In fact, all you need is the confidence and patience to analyse the market well and throw your money on the currency pair which perfectly appeals to your reasoning faculty of the mind. Instead of lamenting your failures and blaming this business idea, you need to fix the issues in your behavior and mindset towards the forex trading market.
Guidelines for Beginner
Before concluding the post, it is wise to discuss some of the key guidelines that can assist the new forex traders to secure their positions as successful traders in this industry. Therefore, you need to go through these guidelines before entering the market or at least before hitting the “buy” or Sell” buttons.
Carve out a Logical Game-Plan
You can imagine how aggressive can be the forex market when you enter it without a solid strategy. So you need to be quite clear about your trading approach and positions, whether you are going with a long-term approach or a short-term approach. You need to confirm how much dip is bearable for you and how much profit is enough for you. Besides, never forget to set your goals as they are the prime source of your motivation.
Make an Extensive Research
Before spending your hard-earned money on any currency pair, do extensive research on that specific pair in relation to the rest of the market, past record, present circumstances and future trends. Before investing in the forex market, you need to clearly differentiate between whether you are trading or just gambling.
Stay Patient & Confident
Mentioning it at the third position is totally dishonest by the way, as it must be the top priority of every trader not to leave both these values at any point in his forex trading journey.
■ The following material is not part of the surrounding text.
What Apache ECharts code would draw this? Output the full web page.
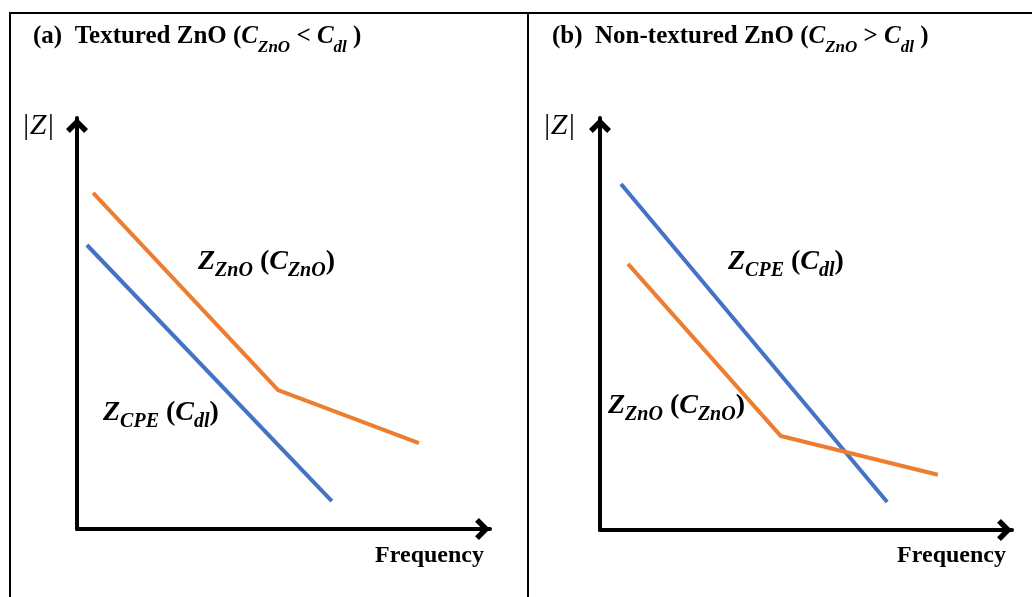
<!DOCTYPE html>
<html>
<head>
<meta charset="utf-8">
<script src="https://cdn.jsdelivr.net/npm/echarts@6/dist/echarts.min.js"></script>
<style>html,body{margin:0;padding:0;background:#fff}#c{width:1032px;height:597px}</style>
</head>
<body>
<div id="c"></div>
<script>
// Schematic data (arbitrary units, axes 0-100: frequency vs |Z|)
var panelA_ZnO_x = [3.9, 48.7, 82.8];
var panelA_ZnO_y = [81.8, 33.8, 20.9];
var panelA_CPE_x = [2.4, 61.7];
var panelA_CPE_y = [69.1, 6.8];
var panelB_CPE_x = [5.1, 69.7];
var panelB_CPE_y = [84.0, 6.8];
var panelB_ZnO_x = [6.8, 43.9, 82.0];
var panelB_ZnO_y = [64.6, 22.8, 13.4];
var xLabel = 'Frequency';
var yLabel = '|Z|';

function pairs(xs, ys) { return xs.map(function (x, i) { return [x, ys[i]]; }); }

var F = '"Liberation Serif", "Times New Roman", serif';
var BLUE = '#4472C4', ORANGE = '#ED7D31';
var chevron = 'path://M0,10 L10,0 L20,10 L16.5,13.5 L10,7 L3.5,13.5 Z';

function axis(i) {
  return {
    type: 'value', gridIndex: i, min: 0, max: 100,
    axisLine: { show: true, lineStyle: { color: '#000', width: 4, cap: 'round' },
      symbol: ['none', chevron], symbolSize: [22, 15], symbolOffset: [0, -7.5] },
    axisTick: { show: false }, axisLabel: { show: false }, splitLine: { show: false }
  };
}

var richTitle = {
  b: { fontFamily: F, fontWeight: 'bold', fontSize: 25, lineHeight: 25, padding: [0, 0, 7, 0], verticalAlign: 'bottom', color: '#000' },
  bi: { fontFamily: F, fontWeight: 'bold', fontStyle: 'italic', fontSize: 25, lineHeight: 25, padding: [0, 0, 7, 0], verticalAlign: 'bottom', color: '#000' },
  s: { fontFamily: F, fontWeight: 'bold', fontStyle: 'italic', fontSize: 17, lineHeight: 17, verticalAlign: 'bottom', color: '#000' }
};
var richLabel = {
  b: { fontFamily: F, fontWeight: 'bold', fontSize: 28, lineHeight: 28, padding: [0, 0, 5, 0], verticalAlign: 'bottom', color: '#000' },
  bi: { fontFamily: F, fontWeight: 'bold', fontStyle: 'italic', fontSize: 28, lineHeight: 28, padding: [0, 0, 5, 0], verticalAlign: 'bottom', color: '#000' },
  s: { fontFamily: F, fontWeight: 'bold', fontStyle: 'italic', fontSize: 20, lineHeight: 20, verticalAlign: 'bottom', color: '#000' }
};

function txt(x, y, text, rich, align) {
  return { type: 'text', x: x, y: y, silent: true,
    style: { text: text, rich: rich, align: align || 'left', verticalAlign: 'middle' } };
}
function plain(x, y, text, font, align) {
  return { type: 'text', x: x, y: y, silent: true,
    style: { text: text, font: font, fill: '#000', align: align || 'left', verticalAlign: 'middle' } };
}

var zno = '{bi|Z}{s|ZnO}{b| (}{bi|C}{s|ZnO}{b|)}';
var cpe = '{bi|Z}{s|CPE}{b| (}{bi|C}{s|dl}{b|)}';

var option = {
  backgroundColor: '#fff',
  animation: false,
  grid: [
    { left: 77, right: 542, top: 118, bottom: 68 },
    { left: 600, right: 20, top: 118, bottom: 67 }
  ],
  xAxis: [axis(0), axis(1)],
  yAxis: [axis(0), axis(1)],
  series: [
    { type: 'line', xAxisIndex: 0, yAxisIndex: 0, data: pairs(panelA_ZnO_x, panelA_ZnO_y), showSymbol: false, lineStyle: { color: ORANGE, width: 4 } },
    { type: 'line', xAxisIndex: 0, yAxisIndex: 0, data: pairs(panelA_CPE_x, panelA_CPE_y), showSymbol: false, lineStyle: { color: BLUE, width: 4 } },
    { type: 'line', xAxisIndex: 1, yAxisIndex: 1, data: pairs(panelB_CPE_x, panelB_CPE_y), showSymbol: false, lineStyle: { color: BLUE, width: 4 } },
    { type: 'line', xAxisIndex: 1, yAxisIndex: 1, data: pairs(panelB_ZnO_x, panelB_ZnO_y), showSymbol: false, lineStyle: { color: ORANGE, width: 4 } }
  ],
  graphic: [
    { type: 'rect', silent: true, shape: { x: 10, y: 13, width: 1100, height: 700 }, style: { fill: 'none', stroke: '#000', lineWidth: 2 } },
    { type: 'line', silent: true, shape: { x1: 528, y1: 13, x2: 528, y2: 600 }, style: { stroke: '#000', lineWidth: 2 } },
    txt(33, 44, '{b|(a)  Textured ZnO (}{bi|C}{s|ZnO}{b| < }{bi|C}{s|dl}{b| )}', richTitle),
    txt(552, 44, '{b|(b)  Non-textured ZnO (}{bi|C}{s|ZnO}{b| > }{bi|C}{s|dl}{b| )}', richTitle),
    txt(198, 267, zno, richLabel),
    txt(103, 418, cpe, richLabel),
    txt(728, 267, cpe, richLabel),
    txt(608, 411, zno, richLabel),
    plain(38, 126, yLabel, 'italic 30px ' + F, 'center'),
    plain(559, 126, yLabel, 'italic 30px ' + F, 'center'),
    plain(484, 556, xLabel, 'bold 24px ' + F, 'right'),
    plain(1006, 556, xLabel, 'bold 24px ' + F, 'right')
  ]
};
echarts.init(document.getElementById('c'), null, { renderer: 'canvas' }).setOption(option);
</script>
</body>
</html>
There is no exaggeration in saying that patience and confidence are the chief ingredients of your success recipe in the forex market.
What to avoid:
- Don’t make your strategy a hotchpotch of various conflicting action plans.
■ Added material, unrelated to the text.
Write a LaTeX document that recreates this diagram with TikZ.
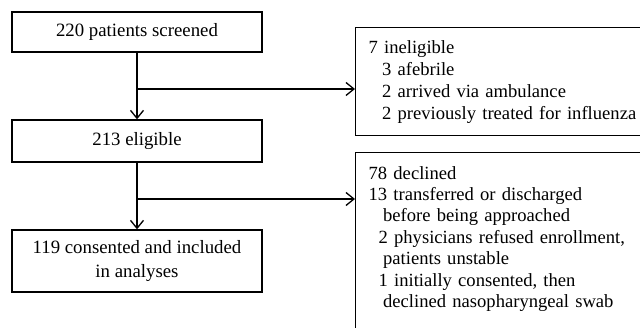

- Don’t put all of your eggs in one basket.
- Don’t let your fear overwhelm you.
- Don’t be too greedy because 'A Bird in the Hand is Worth Two in the Bush'.
The final answer to the question that whether forex trading is worth investing your money or a total waste of your time is that it is worth investing money. However, you need to analyse the market well before becoming a part of that market. Moreover, take baby steps in the beginning while climbing the ladder of success and never leave patience and confidence at any step of this success ladder. Hope you’ll not take it for snake and ladder play, but you need to be aware of the snakes on your way. It is because forex is all about knowing the game and the players too. So keep a sharp eye on everything if you really need to dominate the market.